More than 500 students say cell reception is poor or nonexistent at SHHS

Nearly 95 percent of Shaker Heights High School students surveyed reported experiencing trouble with cell phone reception in the building.

According to the Federal Communications Commission, cell reception works by communicating via radio waves; calls are connected by using a system of base stations. The quality of cell reception can be affected by factors including distance from cell towers, obstacles such as buildings and trees, and network capacity – the number of people trying to use cell service in an area.

According to the FCC, large, brick buildings such as the high school have poor cell service because the radio waves have a harder time penetrating the layers of brick, stone and plaster. Additionally, on the average school day, more than 1,500 people are in the building and trying to connect to cell towers, further diminishing connection quality. 

“Shaker buildings are, as most know, ‘seasoned,’ and were built during an era when something like ubiquitous and instantaneous access to cellular phones (or maybe even phones in general for that matter) would have been thought of as tantamount to flying cars or time travel. They are essentially fortresses built in a manner and with materials that often degrade and, at worst, completely block carrier cell signals,” John Rizzo, executive director of technology and media services, wrote in an email.

A survey offered to students during Crew Nov. 15 drew 552 respondents. According to the responses, the consensus among students is that reception is best on the third floor. Students identified the basement and small auditorium as the worst areas for service. This is likely because there are fewer obstacles to the signal on the third floor, while the basement exists below three levels of stone floors and brick walls.

Shaker buildings are, as most know, ‘seasoned,’ and were built during an era when something like ubiquitous and instantaneous access to cellular phones would have been thought of as tantamount to flying cars or time travel.

— John Rizzo, executive director of technology and media services

Some students wrote that even when their phones indicate three bars of service, they still cannot send a text message. According to Wilson Amplifiers, a company that develops reception boosting technology, this contradiction exists because it’s up to carriers to decide what a bar of reception means; one carrier’s single bar of reception could be equivalent to two bars for a different carrier.
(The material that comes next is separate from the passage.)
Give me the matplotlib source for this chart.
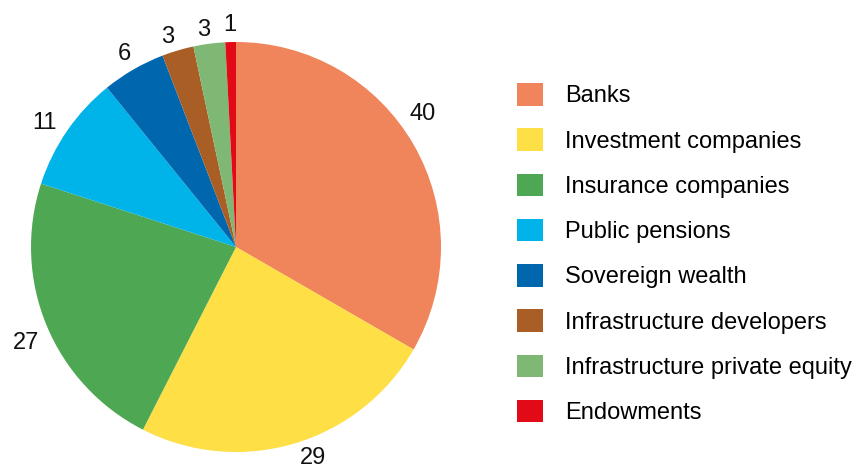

Some students noted that concerns about service are not always about entertainment or socializing. “I hope teachers understand that getting reception isn’t all about playing on our phones. In multiple scenarios I have been stuck without any way to contact my family members. I have been stuck at school trying to contact for rides home,” one survey respondent wrote. 

In such instances, students can use any classroom phone by dialing 8 and then the phone number they need to reach.

Students also mentioned that they sometimes need to use their phones to submit assignments, such as when taking a picture of work and turning it in on Google Classroom. Poor reception can make this impossible.

Some students wrote that their cell phone reception is worse this year than in years past. Rizzo explained that the decline is due to service providers. “As cellular networks are upgraded, the IT department (and others inside and outside of the district) have noticed a substantial degradation of cell reception not only within Shaker buildings but throughout the city and beyond,” he wrote.

Some students responded with a misconception that the district interferes with reception. “The school blocks cell connection to try to get students off their phones which is so dumb,” wrote one respondent. This is incorrect; blockers of this type are illegal. “Shaker IT does not have any control over [declining reception in buildings],” Rizzo wrote.

Students have all been issued school Chromebooks to complete work, and this policy has been cited as the reason for discontinuing student access to school Wi-Fi networks. The only solution other than student Wi-Fi access, which would enable cell phone use, is “to install carrier-agnostic, in-building cell service amplification systems in each building,” Rizzo wrote. These systems work by attaching antennas to the outside of the building, then placing antennas inside the building to amplify and distribute the signal. This type of system can cost $5-10 per square foot, and the high school campus is 324,956 square feet. Installing such a system could cost between $1.6 million and $3.25 million. 

The survey indicates that poor reception inconveniences everyone in the building at a time when life without phones and service is unimaginable for students. One teacher who responded to the survey, however, wrote, “There should be phone reception blockers in the building. Students don’t need cell phones in school. Generations of humans did without them and turned out just fine.”